YARN Features: YARN gained popularity because of the following features-
- Scalability: The scheduler in Resource manager of YARN architecture allows Hadoop to extend and manage thousands of nodes and clusters.
- Compatibility: YARN supports the existing map-reduce applications without disruptions thus making it compatible with Hadoop 1.0 as well.
- Cluster Utilization:Since YARN supports Dynamic utilization of cluster in Hadoop, which enables optimized Cluster Utilization.

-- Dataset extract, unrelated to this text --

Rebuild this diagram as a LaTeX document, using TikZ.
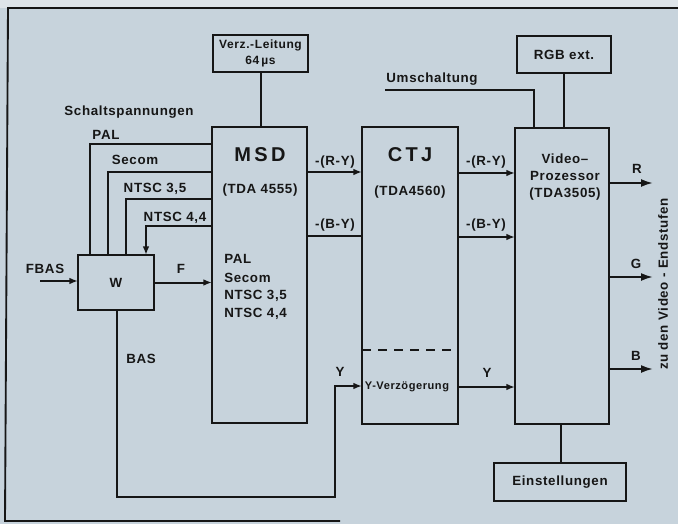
\documentclass[tikz,border=0pt]{standalone}
\usepackage{fontspec}
\setmainfont{Liberation Sans}[LetterSpace=5]
\usetikzlibrary{arrows.meta}
\definecolor{paper}{RGB}{199,211,220}
\definecolor{strip}{RGB}{222,228,233}
\definecolor{ink}{RGB}{22,22,22}
\tikzset{
  block/.style={draw=ink, line width=1.8pt, inner sep=0pt, outer sep=0pt},
  wire/.style={draw=ink, line width=1.5pt},
  sig/.style={wire, -{Latex[length=6.5pt,width=5pt]}},
  outsig/.style={wire, -{Latex[length=9pt,width=6pt]}},
  lbl/.style={inner sep=0pt, text=ink, font=\bfseries\fontsize{10}{12}\selectfont},
  small/.style={lbl, font=\bfseries\fontsize{8.3}{10}\selectfont},
  big/.style={lbl, font=\bfseries\fontsize{15}{18}\selectfont},
}
\begin{document}
\begin{tikzpicture}[x=0.75pt,y=0.75pt,yscale=-1,xscale=1]
\useasboundingbox (0,0) rectangle (678,524);
\fill[paper] (0,0) rectangle (678,524);
\fill[strip] (0,0) rectangle (678,8);

%Frame
\draw[ink, line width=1.4pt] (678,8) -- (8,8) -- (5,521) -- (340,521);

%Blocks
\node[block, minimum width=0.75*95pt, minimum height=0.75*37pt] (verz) at (260.5,53.5) {};
\node[block, minimum width=0.75*95pt, minimum height=0.75*296pt] (msd) at (259.5,275) {};
\node[block, minimum width=0.75*96pt, minimum height=0.75*297pt] (ctj) at (410,275.5) {};
\node[block, minimum width=0.75*94pt, minimum height=0.75*296pt] (vp) at (562,276) {};
\node[block, minimum width=0.75*94pt, minimum height=0.75*37pt] (rgb) at (564,54.5) {};
\node[block, minimum width=0.75*132pt, minimum height=0.75*38pt] (ein) at (560,482) {};
\node[block, minimum width=0.75*76pt, minimum height=0.75*55pt] (w) at (116,282.5) {};

%Dashed divider in CTJ
\draw[wire, dash pattern=on 7pt off 5pt] (ctj.west |- 0,350) -- (ctj.east |- 0,350);

%Straight Lines
\draw[wire] (verz.south) -- (verz.south |- msd.north);
\draw[wire] (rgb.south) -- (rgb.south |- vp.north);
\draw[wire] (vp.south -| 561,0) -- (ein.north -| 561,0);
\coordinate (umsch) at (385,90);
\draw[wire] (umsch) -| (vp.north -| 534,0);

%Schaltspannungen
\draw[wire] (msd.west |- 0,144) -| (w.north -| 90,0);
\draw[wire] (msd.west |- 0,172) -| (w.north -| 108,0);
\draw[wire] (msd.west |- 0,199) -| (w.north -| 126,0);
\draw[sig] (msd.west |- 0,226) -| (w.north -| 146,0);

%FBAS, F, BAS
\coordinate (fbas) at (40,281);
\draw[sig] (fbas) -- (w.west |- fbas);
\draw[sig] (w.east) -- (msd.west |- w.east);
\draw[sig] (w.south -| 117,0) |- (335,497) |- (ctj.west |- 0,386);

%Chroma and luma
\draw[sig] (msd.east |- 0,172) -- (ctj.west |- 0,172);
\draw[wire] (msd.east |- 0,236) -- (ctj.west |- 0,236);
\draw[sig] (ctj.east |- 0,173) -- (vp.west |- 0,173);
\draw[sig] (ctj.east |- 0,237) -- (vp.west |- 0,237);
\draw[sig] (ctj.east |- 0,387) -- (vp.west |- 0,387);

%Outputs
\coordinate (rout) at (653,183);
\coordinate (gout) at (653,277);
\coordinate (bout) at (653,369);
\draw[outsig] (vp.east |- rout) -- (rout);
\draw[outsig] (vp.east |- gout) -- (gout);
\draw[outsig] (vp.east |- bout) -- (bout);

% Text Node
\node[lbl, align=center, font=\bfseries\fontsize{9}{12}\selectfont] (verztxt) at (verz) {Verz.-Leitung\\64\,µs};
\node[lbl] (rgbtxt) at (rgb) {RGB ext.};
\node[lbl] (eintxt) at (ein) {Einstellungen};
\node[lbl] (wtxt) at (w) {W};
\node[lbl] (schalt) at (129,112) {Schaltspannungen};
\node[lbl] (palsw) at (106,135) {PAL};
\node[lbl] (secsw) at (135,160) {Secom};
\node[lbl] (nt35sw) at (155,189) {NTSC 3,5};
\node[lbl] (nt44sw) at (175,218) {NTSC 4,4};
\node[lbl] (fbastxt) at (45,269) {FBAS};
\node[lbl] (ftxt) at (181,269) {F};
\node[lbl] (bastxt) at (141,359) {BAS};
\node[lbl] (ytxt) at (340,372) {Y};
% MSD
\node[big] (msdname) at (260,155) {M\,S\,D};
\node[lbl] (msdtype) at (260,190) {(TDA 4555)};
\node[lbl, anchor=west] (msdpal) at (224,259) {PAL};
\node[lbl, anchor=west] (msdsec) at (224,278) {Secom};
\node[lbl, anchor=west] (msdn35) at (224,296) {NTSC 3,5};
\node[lbl, anchor=west] (msdn44) at (224,314) {NTSC 4,4};
\node[lbl] (ry1) at (335,162) {-(R-Y)};
\node[lbl] (by1) at (335,225) {-(B-Y)};
% CTJ
\node[big] (ctjname) at (410,155) {C\,T\,J};
\node[lbl] (ctjtype) at (410,192) {(TDA4560)};
\node[small] (ydel) at (407,387) {Y-Verzögerung};
\node[lbl] (ry2) at (486,162) {-(R-Y)};
\node[lbl] (by2) at (486,225) {-(B-Y)};
\node[lbl] (y2) at (487,373) {Y};
% Video
\node[lbl, align=center, font=\bfseries\fontsize{10}{13}\selectfont] (vptxt) at (565,177) {Video–\\Prozessor\\(TDA3505)};
\node[lbl] (umschtxt) at (432,79) {Umschaltung};
\node[lbl] (rtxt) at (637,169) {R};
\node[lbl] (gtxt) at (636,264) {G};
\node[lbl] (btxt) at (636,356) {B};
\node[lbl, rotate=90] (endst) at (663,284) {zu den Video - Endstufen};

\end{tikzpicture}
\end{document}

- Multi-tenancy: It allows multiple engine access thus giving organizations a benefit of multi-tenancy.
Hadoop YARN Architecture
The main components of YARN architecture include:
- Client: It submits map-reduce jobs.
- Resource Manager: It is the master daemon of YARN and is responsible for resource assignment and management among all the applications. Whenever it receives a processing request, it forwards it to the corresponding node manager and allocates resources for the completion of the request accordingly. It has two major components:
- Scheduler: It performs scheduling based on the allocated application and available resources. It is a pure scheduler, means it does not perform other tasks such as monitoring or tracking and does not guarantee a restart if a task fails. The YARN scheduler supports plugins such as Capacity Scheduler and Fair Scheduler to partition the cluster resources.
- Application manager: It is responsible for accepting the application and negotiating the first container from the resource manager. It also restarts the Application Master container if a task fails.
- Node Manager: It take care of individual node on Hadoop cluster and manages application and workflow and that particular node. Its primary job is to keep-up with the Resource Manager. It registers with the Resource Manager and sends heartbeats with the health status of the node. It monitors resource usage, performs log management and also kills a container based on directions from the resource manager. It is also responsible for creating the container process and start it on the request of Application master.
- Application Master: An application is a single job submitted to a framework. The application master is responsible for negotiating resources with the resource manager, tracking the status and monitoring progress of a single application. The application master requests the container from the node manager by sending a Container Launch Context(CLC) which includes everything an application needs to run. Once the application is started, it sends the health report to the resource manager from time-to-time.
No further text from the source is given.